> Given problem: Give only the number of lines that contain the word "script".

### Records shown

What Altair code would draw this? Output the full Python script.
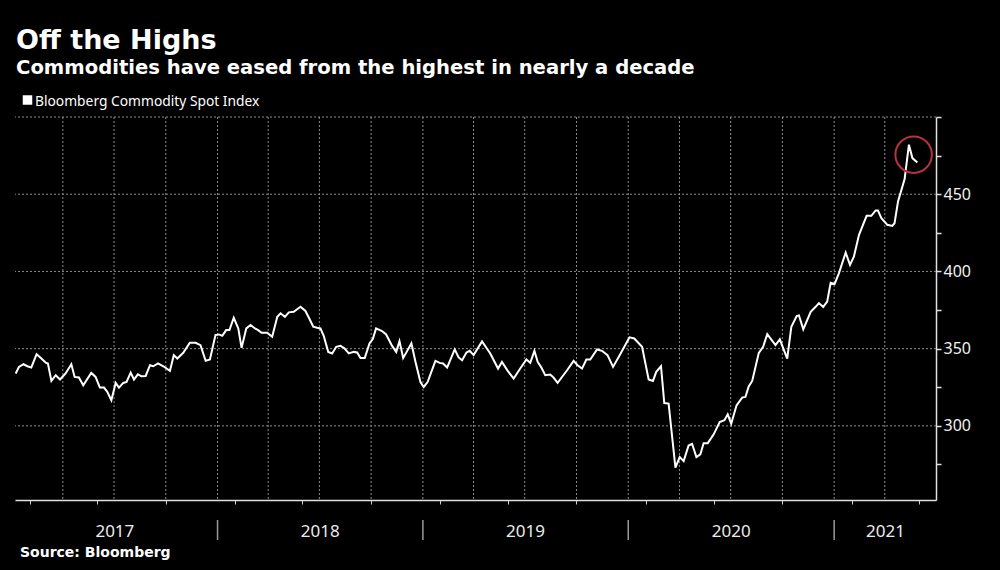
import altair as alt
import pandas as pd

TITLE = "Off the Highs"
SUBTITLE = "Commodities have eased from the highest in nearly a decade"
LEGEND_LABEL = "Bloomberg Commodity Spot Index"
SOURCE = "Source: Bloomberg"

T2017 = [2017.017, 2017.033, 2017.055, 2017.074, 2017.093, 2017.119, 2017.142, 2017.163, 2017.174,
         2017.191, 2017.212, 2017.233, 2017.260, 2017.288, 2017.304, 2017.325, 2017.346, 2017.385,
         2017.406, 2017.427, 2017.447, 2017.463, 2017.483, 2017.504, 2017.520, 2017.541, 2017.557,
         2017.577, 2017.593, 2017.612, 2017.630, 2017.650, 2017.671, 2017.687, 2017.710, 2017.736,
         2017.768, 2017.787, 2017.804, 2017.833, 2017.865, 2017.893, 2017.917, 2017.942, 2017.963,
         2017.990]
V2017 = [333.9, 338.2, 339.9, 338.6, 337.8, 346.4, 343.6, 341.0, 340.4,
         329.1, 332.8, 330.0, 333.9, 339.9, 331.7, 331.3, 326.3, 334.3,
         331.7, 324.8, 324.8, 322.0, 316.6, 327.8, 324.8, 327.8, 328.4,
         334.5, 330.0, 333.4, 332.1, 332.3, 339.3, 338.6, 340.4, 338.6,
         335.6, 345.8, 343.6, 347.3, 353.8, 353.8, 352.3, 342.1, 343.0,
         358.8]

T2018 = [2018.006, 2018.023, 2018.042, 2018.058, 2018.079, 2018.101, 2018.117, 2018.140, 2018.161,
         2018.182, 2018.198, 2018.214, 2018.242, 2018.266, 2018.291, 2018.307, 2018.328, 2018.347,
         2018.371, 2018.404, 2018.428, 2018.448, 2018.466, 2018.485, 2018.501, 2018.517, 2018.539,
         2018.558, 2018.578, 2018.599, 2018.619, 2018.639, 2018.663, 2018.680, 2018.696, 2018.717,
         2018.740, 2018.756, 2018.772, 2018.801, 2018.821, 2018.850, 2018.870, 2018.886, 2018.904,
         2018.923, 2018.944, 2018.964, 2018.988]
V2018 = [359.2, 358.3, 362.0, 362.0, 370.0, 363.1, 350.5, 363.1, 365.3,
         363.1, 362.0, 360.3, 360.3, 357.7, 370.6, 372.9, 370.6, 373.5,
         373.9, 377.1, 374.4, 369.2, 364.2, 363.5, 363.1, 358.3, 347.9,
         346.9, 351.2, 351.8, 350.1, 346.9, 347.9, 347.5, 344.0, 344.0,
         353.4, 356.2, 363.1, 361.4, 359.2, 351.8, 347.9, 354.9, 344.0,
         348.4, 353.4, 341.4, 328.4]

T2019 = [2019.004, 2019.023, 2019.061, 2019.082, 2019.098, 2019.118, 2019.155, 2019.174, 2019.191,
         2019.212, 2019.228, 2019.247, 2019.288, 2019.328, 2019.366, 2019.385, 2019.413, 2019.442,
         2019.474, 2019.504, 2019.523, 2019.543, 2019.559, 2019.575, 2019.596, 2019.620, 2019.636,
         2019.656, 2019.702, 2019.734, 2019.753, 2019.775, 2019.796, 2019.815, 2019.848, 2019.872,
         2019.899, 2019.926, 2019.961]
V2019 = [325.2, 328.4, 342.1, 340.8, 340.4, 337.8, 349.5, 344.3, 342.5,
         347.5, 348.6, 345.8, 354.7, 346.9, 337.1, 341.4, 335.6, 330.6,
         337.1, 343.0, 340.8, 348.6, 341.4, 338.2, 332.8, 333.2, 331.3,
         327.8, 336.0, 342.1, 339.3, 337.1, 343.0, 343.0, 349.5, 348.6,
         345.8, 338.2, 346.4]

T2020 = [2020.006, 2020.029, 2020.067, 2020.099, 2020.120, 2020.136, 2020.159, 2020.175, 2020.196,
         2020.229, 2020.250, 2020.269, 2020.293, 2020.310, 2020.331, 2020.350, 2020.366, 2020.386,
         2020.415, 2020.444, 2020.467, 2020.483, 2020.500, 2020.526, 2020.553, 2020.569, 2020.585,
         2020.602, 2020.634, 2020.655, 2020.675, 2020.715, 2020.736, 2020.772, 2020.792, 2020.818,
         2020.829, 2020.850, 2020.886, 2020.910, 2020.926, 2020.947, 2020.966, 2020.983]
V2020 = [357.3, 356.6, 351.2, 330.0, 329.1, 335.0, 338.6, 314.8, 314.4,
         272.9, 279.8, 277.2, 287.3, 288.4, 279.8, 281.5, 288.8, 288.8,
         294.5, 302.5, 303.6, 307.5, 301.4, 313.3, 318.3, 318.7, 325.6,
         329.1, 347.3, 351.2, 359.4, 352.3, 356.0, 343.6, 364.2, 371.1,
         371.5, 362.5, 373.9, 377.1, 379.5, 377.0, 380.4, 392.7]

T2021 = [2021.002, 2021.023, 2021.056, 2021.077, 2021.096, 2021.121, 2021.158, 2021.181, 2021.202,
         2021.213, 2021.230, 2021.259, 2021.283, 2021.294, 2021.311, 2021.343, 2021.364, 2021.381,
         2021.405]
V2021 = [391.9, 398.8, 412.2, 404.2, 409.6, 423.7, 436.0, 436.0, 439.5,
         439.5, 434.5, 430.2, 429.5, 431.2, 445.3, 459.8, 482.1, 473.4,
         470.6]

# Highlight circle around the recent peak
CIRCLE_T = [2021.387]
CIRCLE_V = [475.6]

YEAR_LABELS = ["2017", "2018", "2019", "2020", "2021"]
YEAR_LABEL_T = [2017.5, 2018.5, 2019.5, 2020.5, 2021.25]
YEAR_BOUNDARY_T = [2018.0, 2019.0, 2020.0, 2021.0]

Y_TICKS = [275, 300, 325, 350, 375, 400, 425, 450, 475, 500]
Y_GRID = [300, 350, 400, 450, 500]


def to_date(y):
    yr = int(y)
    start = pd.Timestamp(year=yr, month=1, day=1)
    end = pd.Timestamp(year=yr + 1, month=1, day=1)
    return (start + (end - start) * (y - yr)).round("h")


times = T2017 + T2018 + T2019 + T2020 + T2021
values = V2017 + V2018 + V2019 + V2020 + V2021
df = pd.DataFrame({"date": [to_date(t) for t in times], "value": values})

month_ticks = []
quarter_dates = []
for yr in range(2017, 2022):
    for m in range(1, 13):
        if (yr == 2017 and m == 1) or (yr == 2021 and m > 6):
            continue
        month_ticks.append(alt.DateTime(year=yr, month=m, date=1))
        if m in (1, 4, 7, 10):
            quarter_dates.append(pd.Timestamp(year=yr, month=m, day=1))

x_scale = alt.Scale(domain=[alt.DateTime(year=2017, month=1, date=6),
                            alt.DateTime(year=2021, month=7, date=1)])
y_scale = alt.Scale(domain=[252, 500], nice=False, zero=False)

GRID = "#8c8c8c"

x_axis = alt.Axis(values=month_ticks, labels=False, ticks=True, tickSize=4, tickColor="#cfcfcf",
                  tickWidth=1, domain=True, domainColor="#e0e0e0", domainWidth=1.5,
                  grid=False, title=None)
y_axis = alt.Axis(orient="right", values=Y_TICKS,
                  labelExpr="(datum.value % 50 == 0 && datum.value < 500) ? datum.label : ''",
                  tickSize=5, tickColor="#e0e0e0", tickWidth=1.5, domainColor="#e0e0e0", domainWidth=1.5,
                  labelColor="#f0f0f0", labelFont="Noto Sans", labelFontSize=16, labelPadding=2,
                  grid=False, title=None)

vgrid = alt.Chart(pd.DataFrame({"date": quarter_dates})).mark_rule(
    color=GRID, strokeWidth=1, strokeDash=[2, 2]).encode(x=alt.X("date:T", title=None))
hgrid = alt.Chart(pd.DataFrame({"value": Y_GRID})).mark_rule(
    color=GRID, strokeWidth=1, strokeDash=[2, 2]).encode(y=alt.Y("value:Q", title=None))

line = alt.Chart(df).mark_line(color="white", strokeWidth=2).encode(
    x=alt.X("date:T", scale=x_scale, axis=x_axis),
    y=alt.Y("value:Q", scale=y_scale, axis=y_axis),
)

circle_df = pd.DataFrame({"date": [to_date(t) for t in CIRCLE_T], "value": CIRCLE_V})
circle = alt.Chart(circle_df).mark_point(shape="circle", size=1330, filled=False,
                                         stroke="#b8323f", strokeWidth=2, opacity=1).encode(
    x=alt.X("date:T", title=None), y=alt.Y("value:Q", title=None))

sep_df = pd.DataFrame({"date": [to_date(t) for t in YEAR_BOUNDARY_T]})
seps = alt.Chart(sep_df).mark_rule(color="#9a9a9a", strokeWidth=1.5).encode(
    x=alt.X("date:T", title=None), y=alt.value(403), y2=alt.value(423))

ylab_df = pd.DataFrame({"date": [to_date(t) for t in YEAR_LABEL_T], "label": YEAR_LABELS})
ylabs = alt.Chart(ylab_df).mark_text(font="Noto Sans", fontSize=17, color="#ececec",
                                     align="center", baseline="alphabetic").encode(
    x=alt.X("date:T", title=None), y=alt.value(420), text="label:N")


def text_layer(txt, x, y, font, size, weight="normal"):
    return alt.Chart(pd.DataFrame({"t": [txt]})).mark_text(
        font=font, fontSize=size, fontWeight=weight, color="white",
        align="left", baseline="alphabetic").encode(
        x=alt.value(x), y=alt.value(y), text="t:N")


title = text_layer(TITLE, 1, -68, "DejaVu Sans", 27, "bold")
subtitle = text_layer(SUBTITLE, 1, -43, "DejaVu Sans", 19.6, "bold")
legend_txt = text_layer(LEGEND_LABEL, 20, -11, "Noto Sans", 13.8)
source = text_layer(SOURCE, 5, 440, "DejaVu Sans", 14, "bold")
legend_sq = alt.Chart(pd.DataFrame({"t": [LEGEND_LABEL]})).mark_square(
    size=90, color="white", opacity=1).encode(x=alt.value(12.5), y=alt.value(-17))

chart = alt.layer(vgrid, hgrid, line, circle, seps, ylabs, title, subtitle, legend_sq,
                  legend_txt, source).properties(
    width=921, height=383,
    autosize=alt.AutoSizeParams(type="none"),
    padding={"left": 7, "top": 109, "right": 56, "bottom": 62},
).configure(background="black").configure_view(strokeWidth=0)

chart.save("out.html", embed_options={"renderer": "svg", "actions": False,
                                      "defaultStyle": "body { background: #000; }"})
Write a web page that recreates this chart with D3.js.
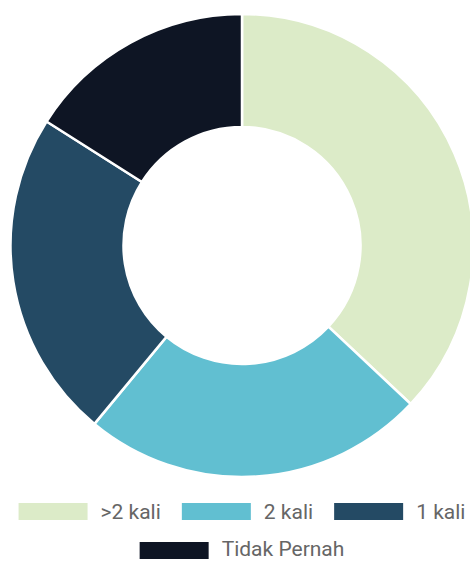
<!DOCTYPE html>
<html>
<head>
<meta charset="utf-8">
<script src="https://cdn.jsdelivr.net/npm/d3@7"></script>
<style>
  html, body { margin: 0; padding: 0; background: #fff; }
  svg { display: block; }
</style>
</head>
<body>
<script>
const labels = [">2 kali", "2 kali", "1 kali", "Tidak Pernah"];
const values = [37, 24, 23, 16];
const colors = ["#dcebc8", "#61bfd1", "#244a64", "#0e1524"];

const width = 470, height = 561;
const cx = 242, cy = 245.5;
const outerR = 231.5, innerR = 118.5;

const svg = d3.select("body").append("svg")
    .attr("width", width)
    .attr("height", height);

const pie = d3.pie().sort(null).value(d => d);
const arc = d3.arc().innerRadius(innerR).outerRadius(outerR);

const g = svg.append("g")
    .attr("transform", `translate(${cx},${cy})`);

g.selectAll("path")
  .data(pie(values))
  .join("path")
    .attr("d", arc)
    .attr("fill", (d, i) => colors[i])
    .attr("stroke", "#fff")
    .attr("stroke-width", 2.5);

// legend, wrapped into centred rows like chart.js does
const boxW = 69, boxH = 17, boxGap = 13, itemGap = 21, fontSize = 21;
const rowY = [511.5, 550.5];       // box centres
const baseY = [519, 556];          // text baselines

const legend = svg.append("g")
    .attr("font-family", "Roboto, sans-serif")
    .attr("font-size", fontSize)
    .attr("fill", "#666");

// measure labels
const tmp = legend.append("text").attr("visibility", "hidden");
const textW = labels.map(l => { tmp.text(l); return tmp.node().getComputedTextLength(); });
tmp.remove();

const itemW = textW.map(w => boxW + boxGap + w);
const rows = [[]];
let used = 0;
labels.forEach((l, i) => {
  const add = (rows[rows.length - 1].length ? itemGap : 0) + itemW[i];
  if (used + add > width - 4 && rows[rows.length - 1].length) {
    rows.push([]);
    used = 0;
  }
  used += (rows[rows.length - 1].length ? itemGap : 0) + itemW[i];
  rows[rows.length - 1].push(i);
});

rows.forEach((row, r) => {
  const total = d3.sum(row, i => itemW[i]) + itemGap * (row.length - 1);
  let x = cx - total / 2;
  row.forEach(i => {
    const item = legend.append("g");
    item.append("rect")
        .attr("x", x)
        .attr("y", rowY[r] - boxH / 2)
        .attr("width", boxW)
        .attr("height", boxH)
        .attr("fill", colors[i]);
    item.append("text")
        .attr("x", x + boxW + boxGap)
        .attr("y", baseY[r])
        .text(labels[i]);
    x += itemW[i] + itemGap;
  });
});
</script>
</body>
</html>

######

> Final answer: 4